Polinesia no es solo un destino; es un suspiro, un instante eterno donde la naturaleza y el alma se encuentran. Desde el primer momento, sentí que llegaba a un lugar donde el mundo se toma su tiempo para ser hermoso.
En Tahití, la vida vibra en mil colores. El mercado de Papeete me envolvió con aromas de vainilla, flores de tiaré y frutas frescas, mientras las sonrisas de su gente me hacían sentir en casa. Al atardecer, el faro de Point Venus me regaló una postal inolvidable: el sol desapareciendo en el horizonte mientras el océano susurraba historias de navegantes y estrellas.
Crucé a Moorea, donde las montañas esmeralda se reflejan en una laguna de cristal. Allí, entre un paseo en 4x4 por miradores de vértigo y una clase de surf con olas suaves, descubrí que Polinesia se vive con los pies descalzos y el corazón abierto.

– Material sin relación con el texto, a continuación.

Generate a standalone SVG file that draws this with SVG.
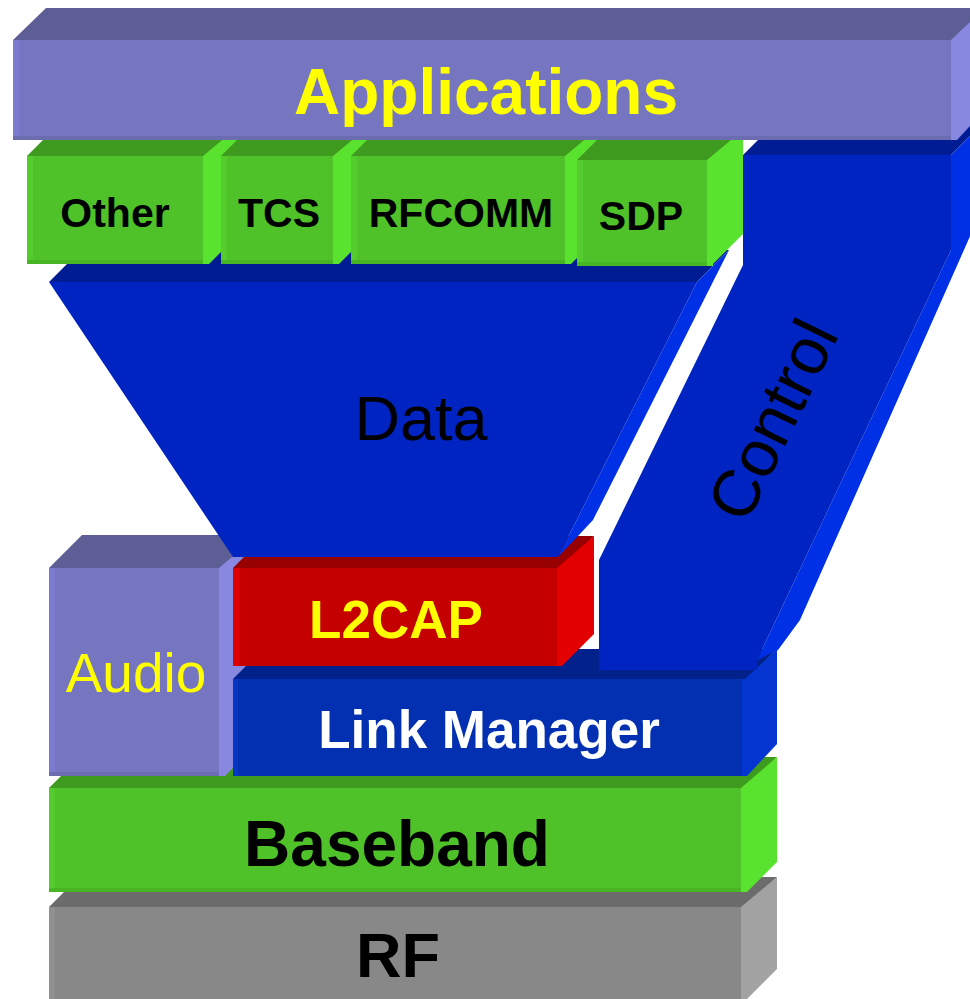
<svg xmlns="http://www.w3.org/2000/svg" width="970" height="999" viewBox="0 0 970 999">
<style>
.p-f{fill:#7676c0}.p-t{fill:#5e5e96}.p-s{fill:#8888e0}.p-l{fill:#7b7bd0}.p-b{fill:#6c6cb0}
.g-f{fill:#4fc229}.g-t{fill:#3f9a20}.g-s{fill:#5ae32e}.g-l{fill:#55cc2d}.g-b{fill:#47b524}
.b-f{fill:#0330b0}.b-t{fill:#03218a}.b-s{fill:#0535d0}.b-l{fill:#0536c8}.b-b{fill:#032aa0}
.r-f{fill:#c40000}.r-t{fill:#980000}.r-s{fill:#e20000}.r-l{fill:#e00000}.r-b{fill:#b40000}
.k-f{fill:#888888}.k-t{fill:#6c6c6c}.k-s{fill:#a2a2a2}.k-l{fill:#909090}.k-b{fill:#7e7e7e}
.d-f{fill:#0024c2}.d-t{fill:#001c92}.d-s{fill:#0030e6}
text{font-family:"Liberation Sans",Arial,Helvetica,sans-serif}
.bold{font-weight:bold}
.lbl{text-anchor:middle}
</style>
<rect width="970" height="999" fill="#ffffff"/>

<!-- RF -->
<g id="rf">
<polygon class="k-t" points="49,907 79,877 777,877 747,907"/>
<polygon class="k-s" points="741,907 777,877 777,969 747,999 741,999"/>
<rect class="k-f" x="49" y="907" width="698" height="92"/>
<rect class="k-l" x="49" y="907" width="6" height="92"/>
<rect class="k-s" x="741" y="907" width="6" height="92"/>
<text class="lbl bold" x="398" y="977" font-size="63" fill="#000000">RF</text>
</g>

<!-- Baseband -->
<g id="baseband">
<polygon class="g-t" points="49,788 80,757 777,757 747,788"/>
<polygon class="g-s" points="741,788 777,757 777,862 747,892 741,892"/>
<rect class="g-f" x="49" y="788" width="698" height="104"/>
<rect class="g-l" x="49" y="788" width="6" height="104"/>
<rect class="g-b" x="49" y="888" width="698" height="4"/>
<rect class="g-s" x="741" y="788" width="6" height="104"/>
<text class="lbl bold" x="397" y="866" font-size="64" fill="#000000">Baseband</text>
</g>

<!-- Audio -->
<g id="audio">
<polygon class="p-t" points="49,568 82,535 258,535 225,568"/>
<polygon class="p-s" points="219,568 258,535 258,743 225,776 219,776"/>
<rect class="p-f" x="49" y="568" width="176" height="208"/>
<rect class="p-l" x="49" y="568" width="6" height="208"/>
<rect class="p-b" x="49" y="772" width="176" height="4"/>
<rect class="p-s" x="219" y="568" width="6" height="208"/>
<text class="lbl" x="136" y="692" font-size="55" fill="#ffff00">Audio</text>
</g>

<!-- Link Manager -->
<g id="link-manager">
<polygon class="b-t" points="233,679 263,649 777,649 747,679"/>
<polygon class="b-s" points="745,679 777,649 777,744 747,776 745,776"/>
<rect class="b-f" x="233" y="679" width="514" height="97"/>
<rect class="b-l" x="233" y="679" width="5" height="97"/>
<rect class="b-s" x="742" y="679" width="5" height="97"/>
<text class="lbl bold" x="489" y="748" font-size="53" fill="#ffffff">Link Manager</text>
</g>

<!-- L2CAP -->
<g id="l2cap">
<polygon class="r-t" points="233,568 265,536 594,536 562,568"/>
<polygon class="r-s" points="557,568 594,536 594,634 562,666 557,666"/>
<rect class="r-f" x="233" y="568" width="329" height="98"/>
<rect class="r-l" x="233" y="568" width="6" height="98"/>
<rect class="r-s" x="557" y="568" width="5" height="98"/>
<text class="lbl bold" x="396" y="638" font-size="53" fill="#ffff00">L2CAP</text>
</g>

<!-- Control -->
<g id="control">
<polygon class="d-t" points="743,155 773,125 981,125 951,155"/>
<polygon class="d-s" points="951,155 975,131 975,225 800,620 778,650 757,660 951,250"/>
<polygon class="d-f" points="743,155 951,155 951,250 757,660 757,670 599,670 599,560 743,265"/>
<text class="lbl" transform="translate(793,430) rotate(-64)" font-size="66" fill="#000000">Control</text>
</g>

<!-- Data funnel -->
<g id="data">
<polygon class="d-t" points="49,282 81,250 729,250 697,282"/>
<polygon class="d-s" points="697,282 729,250 593,520 578,536 558,557"/>
<polygon class="d-f" points="49,282 697,282 558,557 233,557"/>
<text class="lbl" x="421" y="440" font-size="63" fill="#000000">Data</text>
</g>

<!-- Green protocol boxes -->
<g id="other">
<polygon class="g-t" points="27,156 57,126 239,126 209,156"/>
<polygon class="g-s" points="203,156 239,126 239,234 209,264 203,264"/>
<rect class="g-f" x="27" y="156" width="182" height="108"/>
<rect class="g-l" x="27" y="156" width="6" height="108"/>
<rect class="g-b" x="27" y="260" width="182" height="4"/>
<rect class="g-s" x="203" y="156" width="6" height="108"/>
<text class="lbl bold" x="115" y="227" font-size="41" fill="#000000">Other</text>
</g>
<g id="tcs">
<polygon class="g-t" points="221,156 251,126 369,126 339,156"/>
<polygon class="g-s" points="333,156 369,126 369,234 339,264 333,264"/>
<rect class="g-f" x="221" y="156" width="118" height="108"/>
<rect class="g-l" x="221" y="156" width="6" height="108"/>
<rect class="g-b" x="221" y="260" width="118" height="4"/>
<rect class="g-s" x="333" y="156" width="6" height="108"/>
<text class="lbl bold" x="279" y="227" font-size="41" fill="#000000">TCS</text>
</g>
<g id="rfcomm">
<polygon class="g-t" points="351,156 381,126 601,126 571,156"/>
<polygon class="g-s" points="565,156 601,126 601,234 571,264 565,264"/>
<rect class="g-f" x="351" y="156" width="220" height="108"/>
<rect class="g-l" x="351" y="156" width="6" height="108"/>
<rect class="g-b" x="351" y="260" width="220" height="4"/>
<rect class="g-s" x="565" y="156" width="6" height="108"/>
<text class="lbl bold" x="461" y="227" font-size="41" fill="#000000">RFCOMM</text>
</g>
<g id="sdp">
<polygon class="g-t" points="577,160 607,130 743,130 713,160"/>
<polygon class="g-s" points="707,160 743,130 743,234 713,264 707,264"/>
<rect class="g-f" x="577" y="160" width="136" height="106"/>
<rect class="g-l" x="577" y="160" width="6" height="106"/>
<rect class="g-b" x="577" y="262" width="136" height="4"/>
<rect class="g-s" x="707" y="160" width="6" height="106"/>
<text class="lbl bold" x="641" y="230" font-size="41" fill="#000000">SDP</text>
</g>

<!-- Applications -->
<g id="applications">
<polygon class="p-t" points="13,40 46,8 990,8 957,40"/>
<polygon class="p-s" points="951,40 985,8 985,110 957,140 951,140"/>
<rect class="p-f" x="13" y="40" width="944" height="100"/>
<rect class="p-l" x="13" y="40" width="6" height="100"/>
<rect class="p-b" x="13" y="136" width="944" height="4"/>
<rect class="p-s" x="951" y="40" width="6" height="100"/>
<text class="lbl bold" x="486" y="114" font-size="64" fill="#ffff00">Applications</text>
</g>

<g id="connectors"></g>
</svg>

Pero fue en Bora Bora donde el mundo se detuvo. Las aguas turquesas me abrazaron mientras nadaba junto a mantas raya y tiburones de punta negra, sintiéndome parte de ese paraíso azul. Y desde el cielo, en un vuelo en helicóptero, contemplé la laguna como si fuera un cuadro pintado solo para mí.
Sin embargo, lo más valioso de Polinesia fue su esencia. Entre danzas al ritmo del ‘ukulele y cenas bajo un cielo estrellado, comprendí que la verdadera riqueza de estas islas es su alma: pura, alegre, infinita.
Volví sabiendo que Polinesia no es un lugar que se visita. Es un sueño que se vive... y que nunca se olvida.